An Arkansas judge struck down the state’s strict photo ID law on Thursday, saying it illegally adds a requirement voters must fulfill before going to the polls.
Judge Tim Fox of the Pulaski County circuit court said the state’s law is unconstitutional.
Fox was asked to examine the law’s requirements because of concerns over how it would apply to voters who submit absentee ballots. But after reviewing the entire law, he said it was null and void.
The law was enacted last year after GOP lawmakers in the state overrode a veto by Democratic Gov. Mike Beebe.
The judge's decision will likely be appealed.
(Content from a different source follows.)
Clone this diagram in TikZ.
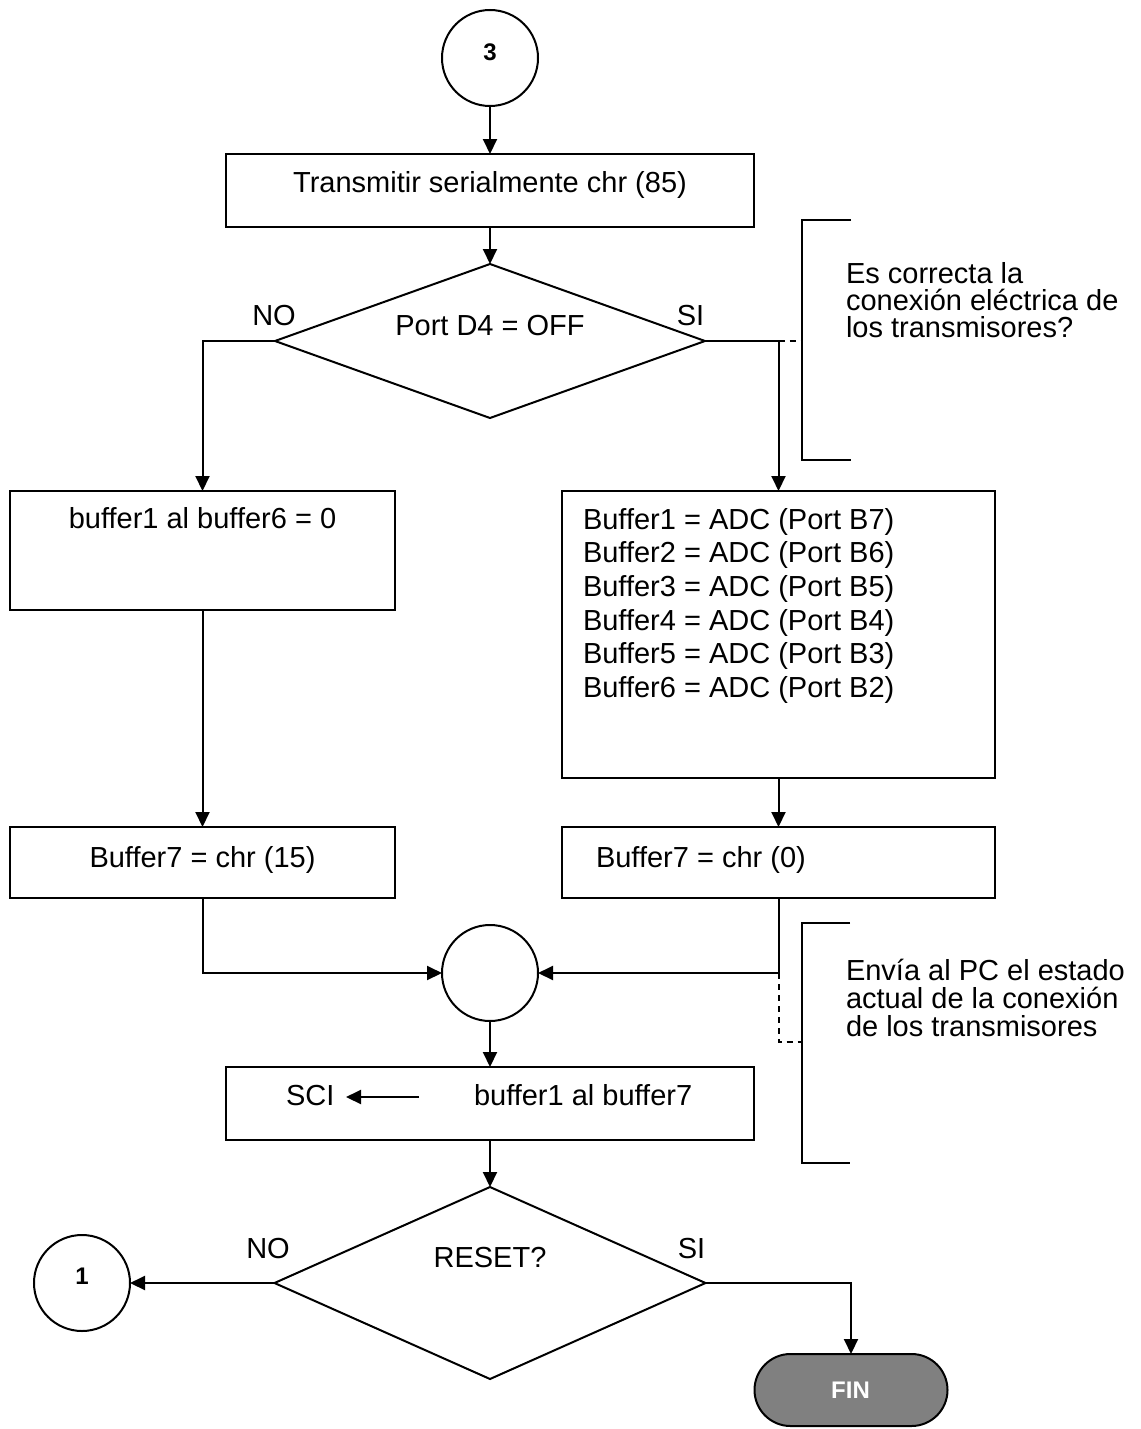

A separate lawsuit challenging the law was filed last week.
Early voting, meanwhile, opens in 10 days for the state's primary on May 20.
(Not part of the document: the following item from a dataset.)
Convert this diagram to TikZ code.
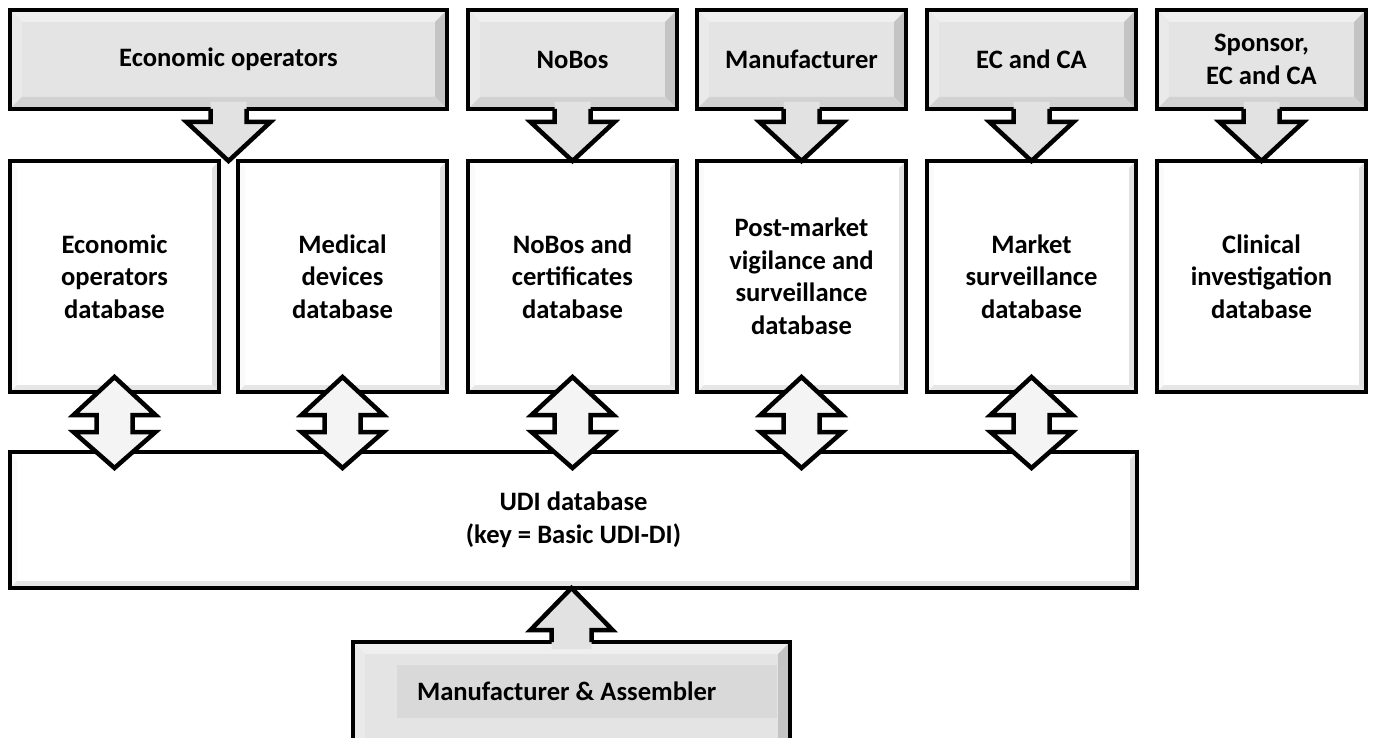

Arkansas’s law is one of the strictest in the country because it requires voters to possess a document or ID card that includes the person’s photo.
Democrats have blasted efforts by Republican-controlled legislatures to enact laws that require voters to obtain photo IDs, claiming it disenfranchises minorities.
Republicans have defended it, claiming it prevents voter fraud.
According to the National Conference of State Legislatures, 34 states have passed voter ID laws, 31 of which are in effect.
Seven other states — Georgia, Indiana, Kansas, Mississippi, Tennessee, Texas and Virginia — have similar strict photo ID laws.